AA-DLADMM: An Accelerated ADMM-based Framework for Training Deep Neural Networks
Zeinab Ebrahimi, Gustavo Batista, Mohammad Deghat
TL;DR
Stochastic gradient descent (SGD) and variants dominate deep neural network training but suffer from vanishing gradients, limited theoretical guarantees, and sensitivity to input. ADMM has been proposed as an alternative but often converges slowly. The paper introduces AA-DLADMM, which applies Anderson acceleration to ADMM by treating ADMM as a fixed-point iteration to achieve a nearly quadratic convergence rate. The method is validated through extensive experiments on four benchmark datasets, demonstrating improved convergence speed and efficiency relative to state-of-the-art optimizers. This work provides a practical acceleration framework for training deep neural networks using ADMM with enhanced convergence properties.
Abstract
Stochastic gradient descent (SGD) and its many variants are the widespread optimization algorithms for training deep neural networks. However, SGD suffers from inevitable drawbacks, including vanishing gradients, lack of theoretical guarantees, and substantial sensitivity to input.
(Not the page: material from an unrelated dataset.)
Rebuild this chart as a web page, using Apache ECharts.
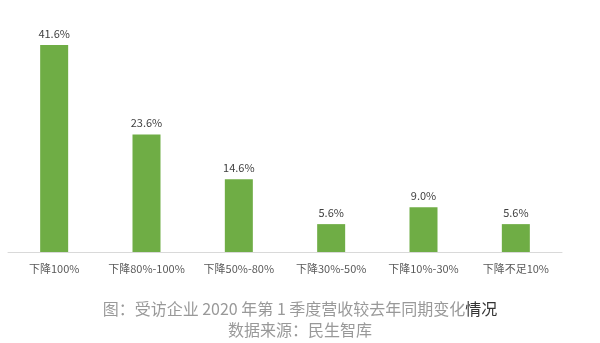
<!DOCTYPE html>
<html><head><meta charset="utf-8">
<script src="https://cdn.jsdelivr.net/npm/echarts@6/dist/echarts.min.js"></script>
<style>html,body{margin:0;padding:0;background:#fff}#c{width:600px;height:343px}</style>
</head><body><div id="c"></div>
<script>
const categories = ['下降100%','下降80%-100%','下降50%-80%','下降30%-50%','下降10%-30%','下降不足10%'];
const values = [41.6, 23.6, 14.6, 5.6, 9.0, 5.6];
const chart = echarts.init(document.getElementById('c'));
chart.setOption({
  animation: false,
  grid: {left: 8, right: 38, top: 28, bottom: 91, containLabel: false},
  xAxis: {
    type: 'category', data: categories,
    axisLine: {lineStyle: {color: '#d9d9d9', width: 1}},
    axisTick: {show: false},
    axisLabel: {interval: 0, color: '#595959', fontSize: 11, margin: 11, fontFamily: 'Noto Sans CJK SC'}
  },
  yAxis: {type: 'value', min: 0, max: 45, show: false, splitLine: {show: false}},
  series: [{
    type: 'bar', data: values, barWidth: 28,
    itemStyle: {color: '#6fad45'},
    label: {show: true, position: 'top', distance: 6, color: '#404040', fontSize: 11,
      fontFamily: 'Noto Sans CJK SC',
      formatter: p => p.value.toFixed(1) + '%'}
  }],
  graphic: [
    {type: 'text', left: 'center', top: 301, style: {
      text: '{a|图：受访企业 2020 年第 1 季度营收较去年同期变化}{b|情况}',
      rich: {
        a: {fill: '#999999', fontSize: 16, fontFamily: 'Noto Sans CJK SC'},
        b: {fill: '#333', fontSize: 16, fontFamily: 'Noto Sans CJK SC'}
      }}},
    {type: 'text', left: 'center', top: 322, style: {
      text: '数据来源：民生智库', fill: '#999999', fontSize: 16, fontFamily: 'Noto Sans CJK SC'}}
  ]
});
</script></body></html>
The Alternating Direction Method of Multipliers (ADMM) has been proposed to address these shortcomings as an effective alternative to the gradient-based methods. It has been successfully employed for training deep neural networks. However, ADMM-based optimizers have a slow convergence rate. This paper proposes an Anderson Acceleration for Deep Learning ADMM (AA-DLADMM) algorithm to tackle this drawback. The main intention of the AA-DLADMM algorithm is to employ Anderson acceleration to ADMM by considering it as a fixed-point iteration and attaining a nearly quadratic convergence rate. We verify the effectiveness and efficiency of the proposed AA-DLADMM algorithm by conducting extensive experiments on four benchmark datasets contrary to other state-of-the-art optimizers.